Armed with nets, cages and boxes to put the chickens and roosters in, a group of amateur chicken rustlers have come together on the Ensign Way estate in Diss to remove the nearly 200 chickens that have made the area their home.
The Ensign Way Chicken Removal and Re-homing Group is looking to clear the chickens by rounding them up and finding farmers and households who will be able to take care of them.
The early morning operation made for an unusual and sometimes farcical spectacle as the elusive birds repeatedly avoided capture.
Amongst those wielding a net and trying to catch the unruly birds was Diss district councillor Graham Minshull. “Trying to round them all up is the trick,” he said. “It’s a bit of a chicken wrangle and quite a way to spend a Sunday morning.
“It all started with a cockerel and half a dozens hens and has quickly got out of hand. Hearing roosters at 4am isn’t the best thing on a housing estate.
“We have been working with local people to try to get the birds to somewhere safe. Last week they managed to get one of the main cockerels. This week we did some work to help clear the undergrowth and we have got 30 or 40 already today.”
Members of the group included both locals and people from as far afield as Kent and Yorkshire who had travelled to Norfolk to help and to offer birds a safe home.
Sporting a chicken tattoo on her arm, poultry fan Patsy-Jane Homer, from Doncaster, said: “I saw it on Facebook and wanted to get involved. I have been in contact and offered to re-home some. I have a back yard that I keep chickens and roosters.”

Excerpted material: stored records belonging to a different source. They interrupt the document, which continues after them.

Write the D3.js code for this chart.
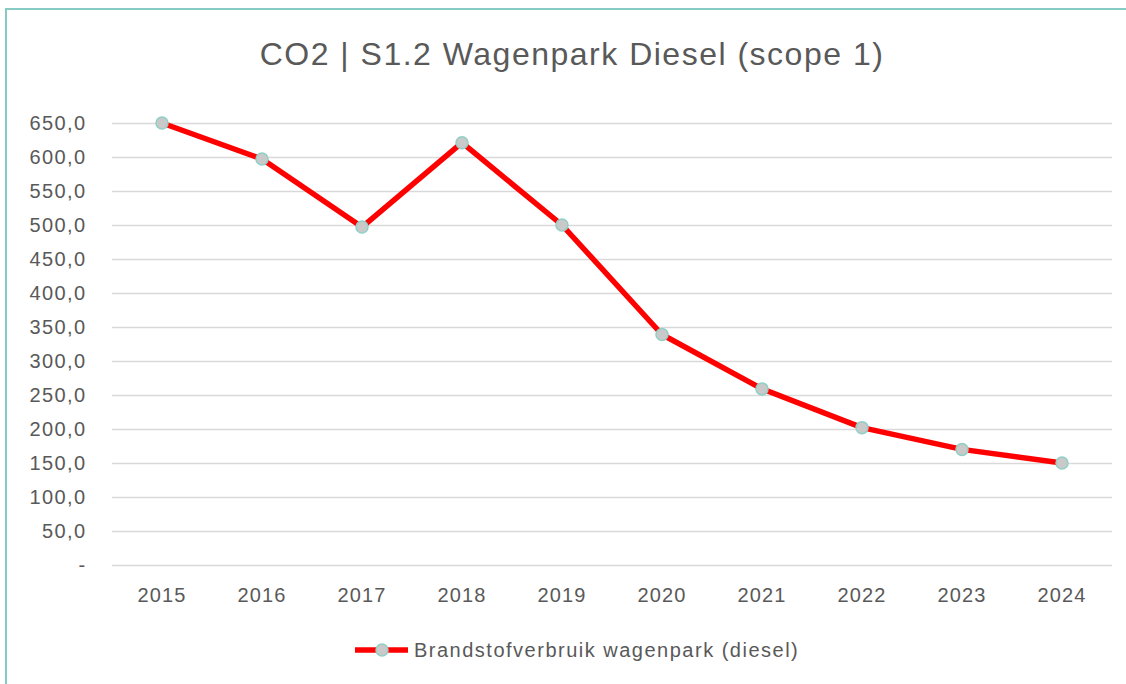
<!DOCTYPE html>
<html>
<head>
<meta charset="utf-8">
<script src="https://cdn.jsdelivr.net/npm/d3@7"></script>
<style>
  html, body { margin: 0; padding: 0; background: #fff; }
  svg { display: block; }
</style>
</head>
<body>
<svg id="chart" width="1126" height="684"></svg>
<script>
const title = "CO2 | S1.2 Wagenpark Diesel (scope 1)";
const seriesName = "Brandstofverbruik wagenpark (diesel)";
const years = ["2015","2016","2017","2018","2019","2020","2021","2022","2023","2024"];
const values = [650, 597, 497, 621, 500, 339, 259, 202, 170, 150];
const yTicks = [0, 50, 100, 150, 200, 250, 300, 350, 400, 450, 500, 550, 600, 650];

const svg = d3.select("#chart");
const font = "'Liberation Sans', Arial, sans-serif";
const textColor = "#595959";

// outer border
svg.append("rect")
  .attr("x", 6).attr("y", 9).attr("width", 1140).attr("height", 700)
  .attr("fill", "#fff").attr("stroke", "#86cbc3").attr("stroke-width", 2);

const plotL = 112, plotR = 1112, plotT = 123, plotB = 565;
const x = d3.scaleBand().domain(years).range([plotL, plotR]);
const y = d3.scaleLinear().domain([0, 650]).range([plotB, plotT]);

// title
svg.append("text")
  .attr("x", 572).attr("y", 65)
  .attr("text-anchor", "middle")
  .attr("font-family", font).attr("font-size", 32)
  .attr("letter-spacing", 1.5)
  .attr("fill", textColor)
  .text(title);

// gridlines + y axis
const fmt = v => v === 0 ? "-" : d3.format(".1f")(v).replace(".", ",");
const yAxis = d3.axisLeft(y).tickValues(yTicks).tickSize(-(plotR - plotL)).tickFormat(fmt).tickPadding(25.5);
const gy = svg.append("g").attr("transform", `translate(${plotL},0)`).call(yAxis);
gy.select(".domain").remove();
gy.selectAll(".tick line").attr("stroke", "#d9d9d9").attr("stroke-width", 1.3);
gy.selectAll(".tick text")
  .attr("font-family", font).attr("font-size", 20).attr("letter-spacing", 1.4)
  .attr("fill", textColor);

const xAxis = d3.axisBottom(x).tickSize(0).tickPadding(23);
const gx = svg.append("g").attr("transform", `translate(0,${plotB})`).call(xAxis);
gx.select(".domain").remove();
gx.selectAll(".tick text")
  .attr("font-family", font).attr("font-size", 20).attr("letter-spacing", 1.1)
  .attr("fill", textColor);

const data = years.map((yr, i) => ({ yr, v: values[i] }));
const cx = d => x(d.yr) + x.bandwidth() / 2;

svg.append("path")
  .datum(data)
  .attr("fill", "none")
  .attr("stroke", "#ff0000")
  .attr("stroke-width", 5.5)
  .attr("stroke-linejoin", "round")
  .attr("d", d3.line().x(cx).y(d => y(d.v)));

svg.selectAll("circle.pt")
  .data(data).enter().append("circle")
  .attr("class", "pt")
  .attr("cx", cx).attr("cy", d => y(d.v))
  .attr("r", 6)
  .attr("fill", "#c9c9c9")
  .attr("stroke", "#8fd0c6").attr("stroke-width", 1.5);

// legend
const lg = svg.append("g");
lg.append("line").attr("x1", 355).attr("x2", 408).attr("y1", 650).attr("y2", 650)
  .attr("stroke", "#ff0000").attr("stroke-width", 5.5);
lg.append("circle").attr("cx", 382).attr("cy", 650).attr("r", 6)
  .attr("fill", "#c9c9c9").attr("stroke", "#8fd0c6").attr("stroke-width", 1.5);
lg.append("text").attr("x", 414).attr("y", 657)
  .attr("font-family", font).attr("font-size", 20).attr("letter-spacing", 1.5)
  .attr("fill", textColor)
  .text(seriesName);
</script>
</body>
</html>
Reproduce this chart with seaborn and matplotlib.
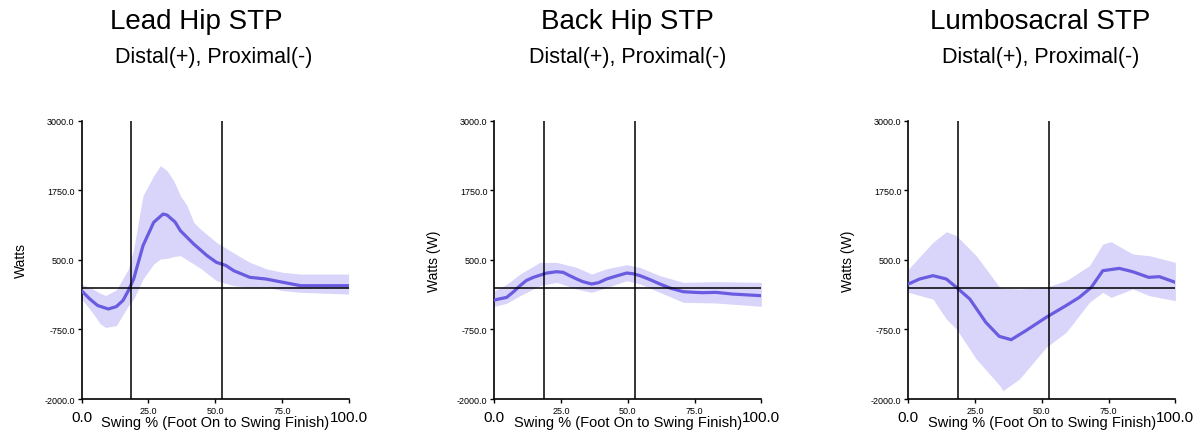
import matplotlib
matplotlib.use("Agg")
import matplotlib.pyplot as plt
import seaborn as sns
import pandas as pd
import numpy as np

# ---------------- data ----------------
titles = ["Lead Hip STP", "Back Hip STP", "Lumbosacral STP"]
subtitle = "Distal(+), Proximal(-)"
ylabels = ["Watts", "Watts (W)", "Watts (W)"]
xlabel = "Swing % (Foot On to Swing Finish)"
yticks = [-2000.0, -750.0, 500.0, 1750.0, 3000.0]
xticks_small = [25.0, 50.0, 75.0]
xticks_end = [0.0, 100.0]
event_lines = [18.5, 52.7]

# Lead hip
lead_mean_x = [0, 3, 6, 10, 13, 15.5, 17.5, 19.5, 23, 27, 30.5, 32, 35, 37, 42, 47, 50.5, 54, 57, 63, 69, 75.5, 82, 90, 100]
lead_mean_y = [-54, -200, -320, -383, -340, -230, -54, 156, 755, 1174, 1323, 1305, 1180, 1024, 784, 575, 455, 400, 305, 186, 156, 96, 36, 36, 36]
lead_band_x = [0, 4, 7, 9, 13, 17.5, 19.5, 23, 27, 29.5, 32, 34.5, 37, 39.5, 42, 44.5, 50.5, 57, 63, 69.5, 75.5, 82, 100]
lead_upper = [66, -20, -100, -140, -40, 335, 695, 1653, 2012, 2192, 2102, 1922, 1653, 1473, 1174, 1054, 814, 623, 455, 335, 275, 245, 245]
lead_lower = [-204, -443, -650, -713, -683, -323, -204, 156, 425, 515, 527, 560, 575, 500, 425, 350, 126, 36, 6, 6, -54, -84, -114]

# Back hip
back_mean_x = [0, 2, 4.6, 7, 9.6, 12, 14.6, 19.6, 23.3, 25.8, 28, 30.8, 33, 36.4, 39, 42, 45, 49.5, 52, 54.5, 58, 62, 66, 70.7, 75, 78, 83, 89, 100]
back_mean_y = [-222, -200, -174, -80, 36, 130, 186, 263, 287, 275, 220, 156, 110, 66, 90, 156, 200, 263, 250, 216, 150, 66, -10, -72, -84, -90, -84, -114, -144]
back_band_x = [0, 4.6, 9.6, 17, 23.3, 30.8, 36.4, 42, 49.5, 54.5, 62, 70.7, 83, 100]
back_upper = [-54, 60, 245, 455, 455, 365, 245, 340, 413, 365, 216, 96, 108, 96]
back_lower = [-335, -280, -144, 36, 96, -24, -84, 0, 126, 66, -84, -263, -275, -335]

# Lumbosacral
lumb_mean_x = [0, 4.2, 9.2, 14.2, 18, 23, 29, 34, 38.5, 44, 51.6, 59, 64, 68.5, 72.8, 79, 84, 90, 94, 100]
lumb_mean_y = [66, 156, 216, 156, 6, -204, -623, -874, -934, -772, -533, -323, -174, 6, 305, 347, 287, 186, 198, 96]
lumb_band_x = [0, 9.2, 14.2, 18, 25.4, 34.2, 35.4, 41.6, 51.6, 59.1, 67.8, 72.8, 75.9, 84, 90.3, 100]
lumb_upper = [335, 814, 1006, 934, 575, 6, -10, -24, 6, 126, 395, 784, 826, 605, 575, 455]
lumb_lower = [-84, -204, -563, -743, -1281, -1760, -1850, -1640, -1071, -802, -263, -84, -174, -24, -144, -233]

panels = [
    (lead_mean_x, lead_mean_y, lead_band_x, lead_upper, lead_lower),
    (back_mean_x, back_mean_y, back_band_x, back_upper, back_lower),
    (lumb_mean_x, lumb_mean_y, lumb_band_x, lumb_upper, lumb_lower),
]

# ---------------- style ----------------
sns.set_theme(style="ticks")
plt.rcParams["font.family"] = ["Liberation Sans", "DejaVu Sans"]
plt.rcParams["text.color"] = "black"
plt.rcParams["axes.labelcolor"] = "black"
plt.rcParams["xtick.color"] = "black"
plt.rcParams["ytick.color"] = "black"

line_color = "#6a5ce0"
band_color = "#d9d5fa"

fig = plt.figure(figsize=(12, 4.39), dpi=100)
lefts = [0.068, 0.412, 0.757]
title_x = [0.164, 0.523, 0.867]
sub_x = [0.178, 0.523, 0.867]

for i, (mx, my, bx, bu, bl) in enumerate(panels):
    ax = fig.add_axes([lefts[i], 0.0888, 0.2225, 0.634])
    ax.fill_between(bx, bl, bu, color=band_color, linewidth=0, zorder=1)
    df = pd.DataFrame({"x": mx, "y": my})
    sns.lineplot(data=df, x="x", y="y", ax=ax, color=line_color, linewidth=2.3, zorder=3)
    for ev in event_lines:
        ax.axvline(ev, color="black", linewidth=1.1, zorder=4)
    ax.axhline(0, color="black", linewidth=1.1, zorder=4)
    ax.set_xlim(0, 100)
    ax.set_ylim(-2000, 3000)
    ax.set_yticks(yticks)
    ax.set_yticklabels([f"{v:.1f}" for v in yticks], fontsize=6.5)
    ax.set_xticks(xticks_end[:1] + xticks_small + xticks_end[1:])
    ax.set_xticklabels([""] + [f"{v:.1f}" for v in xticks_small] + [""], fontsize=6.5)
    ax.tick_params(axis="both", length=3, width=1, color="black", pad=2)
    for side in ["top", "right"]:
        ax.spines[side].set_visible(False)
    for side in ["left", "bottom"]:
        ax.spines[side].set_linewidth(1.2)
        ax.spines[side].set_color("black")
    trans = ax.get_xaxis_transform()
    for v in xticks_end:
        ax.text(v, -0.065, f"{v:.1f}", transform=trans, ha="center", va="center",
                fontsize=11, color="black")
    ax.set_xlabel(xlabel, fontsize=10.5, labelpad=0)
    ax.xaxis.set_label_coords(0.5, -0.083)
    ax.xaxis.label.set_va("center")
    ax.set_ylabel(ylabels[i], fontsize=10)
    ax.yaxis.set_label_coords(-0.2, 0.5)
    fig.text(title_x[i], 0.95, titles[i], fontsize=20, ha="center", va="center", color="black")
    fig.text(sub_x[i], 0.87, subtitle, fontsize=15.5, ha="center", va="center", color="black")

fig.savefig("out.png", dpi=100)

It is estimated that around 10 chicks are being born every week around the estate. South Norfolk Council has no legal power to remove the chickens because they are classed as wild animals and are not owned by anyone.
And the RSPCA said, while they were aware of the flock, they would not cull the chickens, as they appear to be living happy and healthy lives.
Ann Shaw, from Winfarthing, who helped set up the group, said: “When I heard about them I said we should do something to help find them a better home. We were here last week but it was impossible because it was so overgrown. The council have been a cut it back so we have probably got two or three times as many as last week already.
“The first couple of runs went well. It’s not the easiest thing to catch them but we have to work together.”